Repeat all of the material below exactly as written, images excluded.

+++

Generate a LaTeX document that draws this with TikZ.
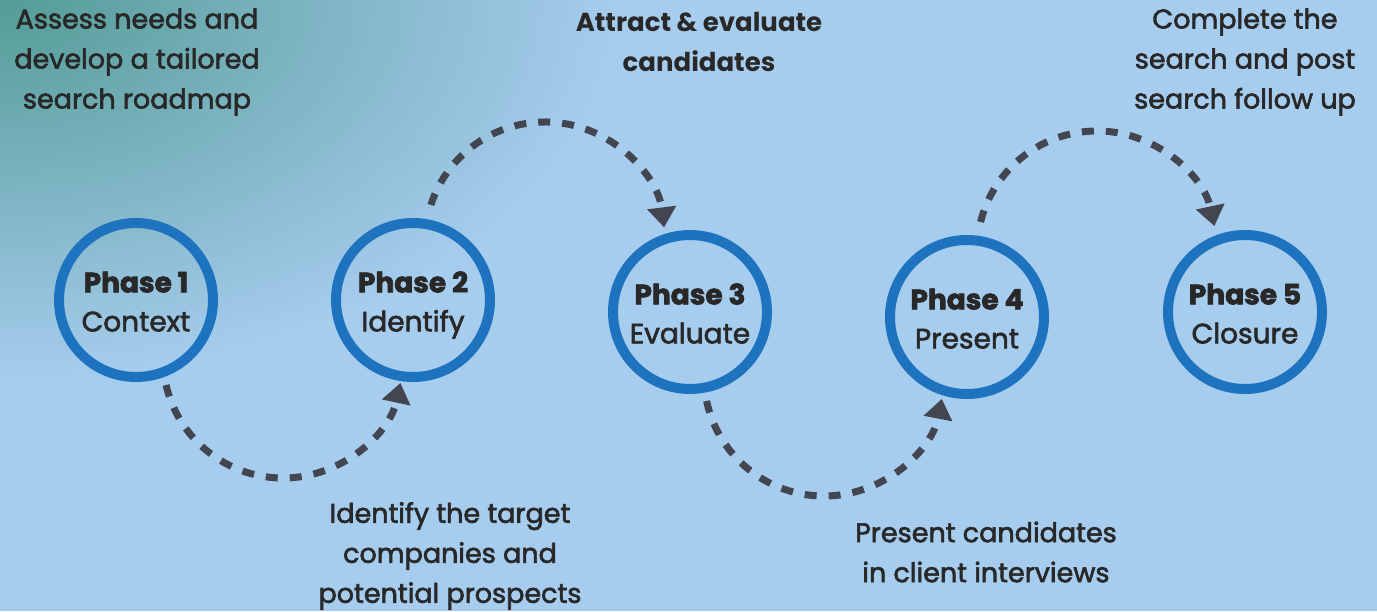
\documentclass[tikz,border=0pt]{standalone}
\usepackage{fontspec}
\setmainfont{Poppins}
\newfontfamily\medf{Poppins}[FakeBold=2.2]
\newfontfamily\blkf{Poppins}[BoldFeatures={FakeBold=2.5}]
\usetikzlibrary{arrows.meta,calc}
\definecolor{bgc}{RGB}{166,204,238}
\definecolor{tealc}{RGB}{84,156,150}
\definecolor{ringc}{RGB}{30,115,190}
\definecolor{arrc}{RGB}{67,69,80}
\definecolor{txtc}{RGB}{40,40,40}
\newcommand{\ph}[2]{{\blkf\bfseries\rule{0pt}{31pt}#1}\\#2\vphantom{Ay}}
\begin{document}
\begin{tikzpicture}[x=1pt,y=-1pt,
  phase/.style={circle,draw=ringc,line width=10pt,minimum size=154pt,inner sep=0pt,
    align=center,text=txtc,font=\medf\fontsize{28}{39}\selectfont},
  lbl/.style={align=center,text=txtc,font=\medf\fontsize{27}{40}\selectfont},
  conn/.style={draw=arrc,line width=7pt,dash pattern=on 12pt off 12pt,
    -{Triangle[length=20pt,width=28pt]}}]
\useasboundingbox (0,0) rectangle (1377,611);
\begin{scope}
\clip (0,0) rectangle (1377,611);
\fill[bgc] (0,0) rectangle (1377,611);
\shade[inner color=tealc,outer color=bgc] (0,0) ellipse (620pt and 380pt);
\end{scope}
% phases
\node[phase] (p1) at (136,300) {\ph{Phase 1}{Context}};
\node[phase] (p2) at (413,300) {\ph{Phase 2}{Identify}};
\node[phase] (p3) at (690,312) {\ph{Phase 3}{Evaluate}};
\node[phase] (p4) at (967,317) {\ph{Phase 4}{Present}};
\node[phase] (p5) at (1245,312) {\ph{Phase 5}{Closure}};
% labels
\node[lbl] (l1) at (137,62) {Assess needs and\\develop a tailored\\search roadmap};
\node[lbl,font=\fontsize{26}{40}\selectfont\bfseries] (l3) at (699,42) {Attract \& evaluate\\candidates};
\node[lbl] (l5) at (1245,62) {Complete the\\search and post\\search follow up};
\node[lbl] (l2) at (450,556) {Identify the target\\companies and\\potential prospects};
\node[lbl] (l4) at (986,552) {Present candidates\\in client interviews};
% connectors
\coordinate (a1) at ($(283,358)+(193:120pt)$);
\coordinate (a2) at ($(545,242)+(162:120pt)$);
\coordinate (a3) at ($(824,376)+(192:120pt)$);
\coordinate (a4) at ($(1097,251)+(166:120pt)$);
\draw[conn] (a1) arc[start angle=193,end angle=348,radius=120pt];
\draw[conn] (a2) arc[start angle=162,end angle=7,radius=120pt];
\draw[conn] (a3) arc[start angle=192,end angle=349,radius=120pt];
\draw[conn] (a4) arc[start angle=166,end angle=12,radius=120pt];
\end{tikzpicture}
\end{document}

+++

[Final result]:
Generate a LaTeX document that draws this with TikZ.
\documentclass[tikz,border=0pt]{standalone}
\usepackage{fontspec}
\setmainfont{Poppins}
\newfontfamily\medf{Poppins}[FakeBold=2.2]
\newfontfamily\blkf{Poppins}[BoldFeatures={FakeBold=2.5}]
\usetikzlibrary{arrows.meta,calc}
\definecolor{bgc}{RGB}{166,204,238}
\definecolor{tealc}{RGB}{84,156,150}
\definecolor{ringc}{RGB}{30,115,190}
\definecolor{arrc}{RGB}{67,69,80}
\definecolor{txtc}{RGB}{40,40,40}
\newcommand{\ph}[2]{{\blkf\bfseries\rule{0pt}{31pt}#1}\\#2\vphantom{Ay}}
\begin{document}
\begin{tikzpicture}[x=1pt,y=-1pt,
  phase/.style={circle,draw=ringc,line width=10pt,minimum size=154pt,inner sep=0pt,
    align=center,text=txtc,font=\medf\fontsize{28}{39}\selectfont},
  lbl/.style={align=center,text=txtc,font=\medf\fontsize{27}{40}\selectfont},
  conn/.style={draw=arrc,line width=7pt,dash pattern=on 12pt off 12pt,
    -{Triangle[length=20pt,width=28pt]}}]
\useasboundingbox (0,0) rectangle (1377,611);
\begin{scope}
\clip (0,0) rectangle (1377,611);
\fill[bgc] (0,0) rectangle (1377,611);
\shade[inner color=tealc,outer color=bgc] (0,0) ellipse (620pt and 380pt);
\end{scope}
% phases
\node[phase] (p1) at (136,300) {\ph{Phase 1}{Context}};
\node[phase] (p2) at (413,300) {\ph{Phase 2}{Identify}};
\node[phase] (p3) at (690,312) {\ph{Phase 3}{Evaluate}};
\node[phase] (p4) at (967,317) {\ph{Phase 4}{Present}};
\node[phase] (p5) at (1245,312) {\ph{Phase 5}{Closure}};
% labels
\node[lbl] (l1) at (137,62) {Assess needs and\\develop a tailored\\search roadmap};
\node[lbl,font=\fontsize{26}{40}\selectfont\bfseries] (l3) at (699,42) {Attract \& evaluate\\candidates};
\node[lbl] (l5) at (1245,62) {Complete the\\search and post\\search follow up};
\node[lbl] (l2) at (450,556) {Identify the target\\companies and\\potential prospects};
\node[lbl] (l4) at (986,552) {Present candidates\\in client interviews};
% connectors
\coordinate (a1) at ($(283,358)+(193:120pt)$);
\coordinate (a2) at ($(545,242)+(162:120pt)$);
\coordinate (a3) at ($(824,376)+(192:120pt)$);
\coordinate (a4) at ($(1097,251)+(166:120pt)$);
\draw[conn] (a1) arc[start angle=193,end angle=348,radius=120pt];
\draw[conn] (a2) arc[start angle=162,end angle=7,radius=120pt];
\draw[conn] (a3) arc[start angle=192,end angle=349,radius=120pt];
\draw[conn] (a4) arc[start angle=166,end angle=12,radius=120pt];
\end{tikzpicture}
\end{document}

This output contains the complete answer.